How to manage secrets is probably one of the first problems you may encounter while deploying some resources from a CI/CD pipeline. The simple answer is: not manage them at all! Let the cloud services do this.
I'll start the presentation with a service mostly used to manage encryption/decryption keys. All of the 3 major cloud providers I'm currently focusing on - AWS, Azure and GCP - have that service. On AWS and GCP it's called KMS (Key Management Service) whereas in Azure you will find it under the name of Key Vault. And despite this different naming, all of them offer similar features:
- integration with other cloud services - secret key stores (common name I'll use for KMS and Key Vault) seamlessly integrate with other cloud services. A pretty common example of the integration is the provision of encryption keys used to data stored in object stores, streaming brokers, or databases.
- lifecycle management - you can manage keys expiration and their automatic rotation.
- versioning - in case of a key rotation, the service preserves older versions. It's very important if a service used the key to encrypt some data. Without the versioning, the key's value would be lost, hence the possibility of decrypting the data.
- authorization - key stores seamlessly integrate with Identity and Access Management (IAM) services. You have then a kind of 2-factor data authorization mechanism because to read the data, any user will need to have access to the encryption keys and the data itself.
Besides the secret key stores that can be useful for encryption purposes, there is a second category of services, this time to manage the secrets. AWS and GCP have dedicated services for that, whereas Azure uses the aforementioned Key Vault. Actually, AWS has even 2 services that can be used to manage the secrets. The first of them is Systems Manager. The service has a Parameter Store capability that integrates with AWS KMS to store secrets in an encrypted format. The second service is Secret Manager. The latter is available under the same name on GCP. Unlike the secret key stores, the secret managers manage real secret data like passwords or access tokens. Although they do rely on the secret key stores to encrypt the persisted secrets but are separate services.

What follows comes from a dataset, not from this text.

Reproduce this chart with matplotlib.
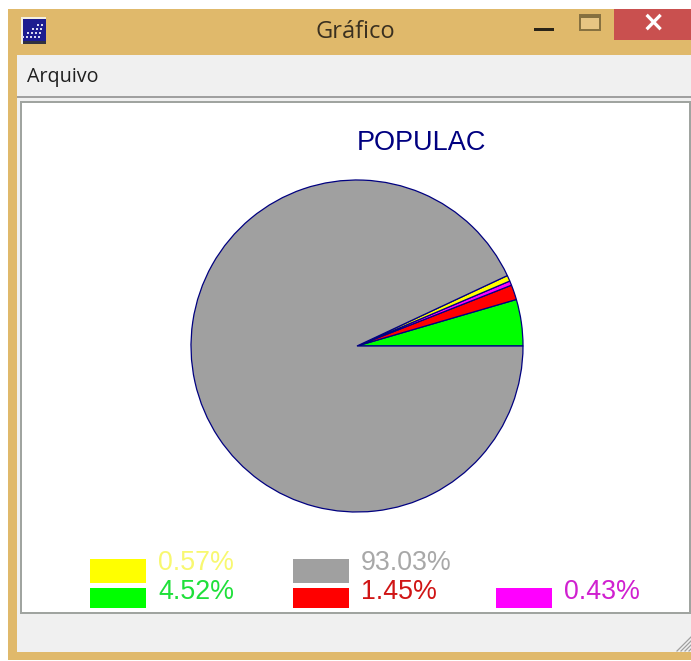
import matplotlib
matplotlib.use('Agg')
import matplotlib.pyplot as plt
from matplotlib.patches import Rectangle

W = 691
H = 661

# values, in pie order starting at 3 o'clock
pie_values = [4.52, 1.45, 0.43, 0.57, 93.03]
pie_colors = ['#00ff00', '#ff0000', '#ff00ff', '#ffff00', '#a0a0a0']
text_colors = ['#1fe03a', '#d01515', '#d020d0', '#f8f870', '#a8a8a8']
pie_labels = ['4.52%', '1.45%', '0.43%', '0.57%', '93.03%']
title = 'POPULAC'
window_title = 'Gráfico'
menu_label = 'Arquivo'

plt.rcParams['font.family'] = ['Liberation Sans', 'DejaVu Sans']

fig = plt.figure(figsize=(W / 100, H / 100), dpi=100)
ax = fig.add_axes([0, 0, 1, 1])


def box(x0, y0, x1, y1, color, **kw):
    # pixel coords with y going down, like the screenshot
    ax.add_patch(Rectangle((x0, H - y1), x1 - x0, y1 - y0, facecolor=color, edgecolor='none', **kw))


def label(x, y, s, color, size, ha='left', family=None, weight='normal'):
    ax.text(x, H - y, s, color=color, fontsize=size, ha=ha, va='center', family=family, weight=weight)


ax.pie(pie_values, colors=pie_colors, startangle=0, counterclock=True,
       center=(357, H - 346), radius=166,
       wedgeprops={'edgecolor': '#000080', 'linewidth': 0.9, 'zorder': 3})

# window frame
box(8, 9, W, 660, '#e0b96b')
box(17, 55, W, 652, '#f0f0f0')
box(17, 96, W, 98, '#a0a0a0')
box(20, 101, W, 614, '#a0a4a0')
box(22, 103, 689, 612, 'white')
box(614, 9, W, 40, '#c9504f')

label(355, 32, window_title, '#3a3020', 17, ha='center', family='Open Sans')
label(27, 77, menu_label, '#202020', 14.2, family='Open Sans')
label(653, 23, '×', 'white', 20, ha='center', family='DejaVu Sans', weight='bold')

# window buttons
box(534, 28, 554, 31, '#2a2418')
ax.add_patch(Rectangle((580, H - 30), 20, 15, facecolor='#e6c583', edgecolor='#85703f', linewidth=1.4))
box(580, 15, 600, 18, '#85703f')

# app icon
box(21, 17, 46, 44, '#f4f0e0')
box(23, 19, 46, 42, '#1c1c90')
box(23, 41, 46, 44, '#303040')
for row in range(4):
    for col in range(row + 2):
        box(41 - col * 4 - row, 24 + row * 4, 43 - col * 4 - row, 26 + row * 4, '#d8d8f0')

# size grip
for i in range(4):
    ax.plot([677 + i * 4, 691], [H - 651, H - 637 - i * 4], color='#a0a0a0', linewidth=0.9)

label(421, 143, title, '#000080', 19.5, ha='center')

# legend
box(90, 559, 146, 583, pie_colors[3])
box(90, 588, 146, 608, pie_colors[0])
box(293, 559, 349, 583, pie_colors[4])
box(293, 588, 349, 608, pie_colors[1])
box(496, 588, 552, 608, pie_colors[2])
label(158, 563, pie_labels[3], text_colors[3], 19.3)
label(158, 592, pie_labels[0], text_colors[0], 19.3)
label(361, 563, pie_labels[4], text_colors[4], 19.3)
label(361, 592, pie_labels[1], text_colors[1], 19.3)
label(564, 592, pie_labels[2], text_colors[2], 19.3)

ax.set_xlim(0, W)
ax.set_ylim(0, H)
ax.set_aspect('auto')
ax.axis('off')
fig.savefig('out.png', dpi=100)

All of them share a set of best practices:
- at least privilege - allow only to read the key(s) needed by the application. For example, if it needs a key to store some data encrypted on an object store, it's not required to give the permission to the keys used to encrypt the streaming broker's data.
- logging - beware of logging. Reading a secret and storing it in logs is not a good idea because it's not secret anymore.
- automatically updated users - if the application stores a reference to the secret and not the secret value itself, you can have an easier maintenance workflow in case of the secret rotation. For example, with the following code snippet you can change the database password at any moment because the consumer will reload the value if it fails with an invalid password error:
try: client.connect_to_db(params) except InvalidPasswordError: params['password'] = key_store.fetch(params.password) client.connect_to_db(params)
- automatically revoked users - imagine that your only way to access a data store is the login/password mechanism. For whatever reason, you have to share a single database user credentials across 3 different applications (not a dream, but it happens, often as a "temporary solution" that transforms to the production code :P). You create then 3 separate IAM identities allowed to decrypt the credentials from the store. Now, if you need to revoke the access for one of these applications but keep it online, you can simply change the secret value and revoke the key secrets access permission of the app.
Data services integration
The presented 2 families of services are the most popular ones, but some cloud components provide their secrets management layer. Databricks has a component called secret scope where you can write any secret values and access them with the dbutils.secrets.get function. It works with a separated secrets database but can also be connected to already existing secret key store like Azure Key Vault.
Another service supporting native integration with secrets service is Cloud Composer. It connects with the Secret Manager service. The connection consists of the usage of airflow.providers.google.cloud.secrets.secret_manager.CloudSecretManagerBackend as the secrets backend. The configuration also has a variables_prefix and connections_prefix entries, both defining the variables and connections the Composer can access. Thanks to these 2 values you can separate the secrets used by other applications from the secrets read by Cloud Composer service.
Finally, on AWS, the Secret Manager natively integrates with the RDS, Redshift, and DocumentDB services to store and automatically rotate the connection credentials.
To complete the list, you can, of course, use KMS/Key Vault as the encryption keys provider for various data stores like object stores, streaming brokers, data warehouses or NoSQL databases.
Secrets are your secret, so do not reveal them to anyone unauthorized. To facilitate this task on the cloud, you can use keys and secrets management services alongside the IAM layer.